We have been given a new name, a couple of new buildings, and a few new professors, but this is only a start. We need MORE professors– enough so that there are no longer students left waiting to get into courses that are already overcrowded.”

As Cox stated, registration required a wait in line, which may seem hard to imagine with the amount of students currently on our campus, but he also mentioned how the school was struggling with having enough professors available to run necessary courses. During a transition, where the school was changing its name, adding buildings and attempting to build up their faculty and staff, students clearly had some growing concerns.

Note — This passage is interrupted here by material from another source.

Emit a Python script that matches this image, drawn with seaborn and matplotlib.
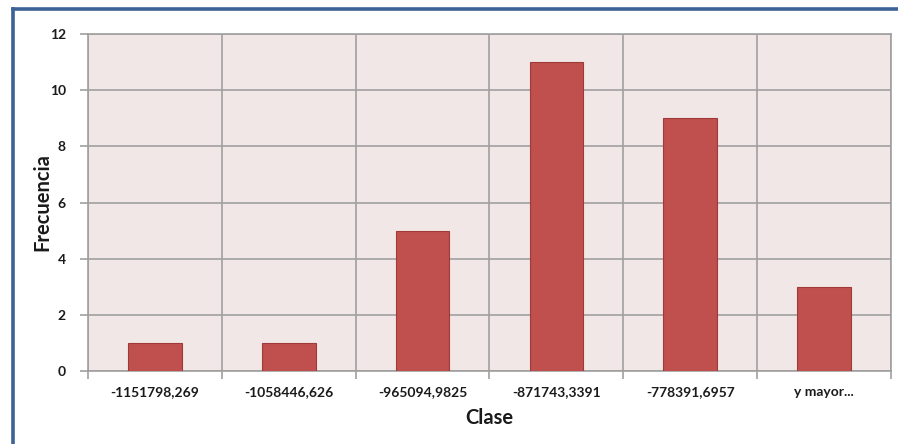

In a more positive light, 1963 was the first year upperclassmen began helping first-year students get accustomed to the campus. As stated in The Monadnock, “Leading upperclassmen, instead of staying of staying home, or watching from the sidelines, got right in there and helped the newcomers find their way around.”

Helping first-year students find their rooms, sharing schedule suggestions and providing a welcoming and helping hand were all tasks upperclassmen took on during the first few days of what they called “freshman orientation.” Sixteen students participated in question sessions with the first-year students as well.

It seems that in more recent years, Keene State has kept the idea of having upperclassmen welcome first-years to campus, but now the college actually hires students, or orientation leaders, to do just that during both June and August during first-year student orientation.

In terms of construction and renovations, KSC was in the midst of building a married couples’ dorm, which contained 24 single bedroom apartments and eight double bedroom apartments. Single bedroom apartments could be rented out for $75 and a double for $85.

Highlights of the dorm included garbage disposals, telephone wiring and cable television. Additionally, coin operated washing machines were included as well.

Over the years, KSC changes in drastic ways; seeing how far we’ve come as a college, as well as seeing where we can improve is not only important to remember and document, but important to reflect upon as well.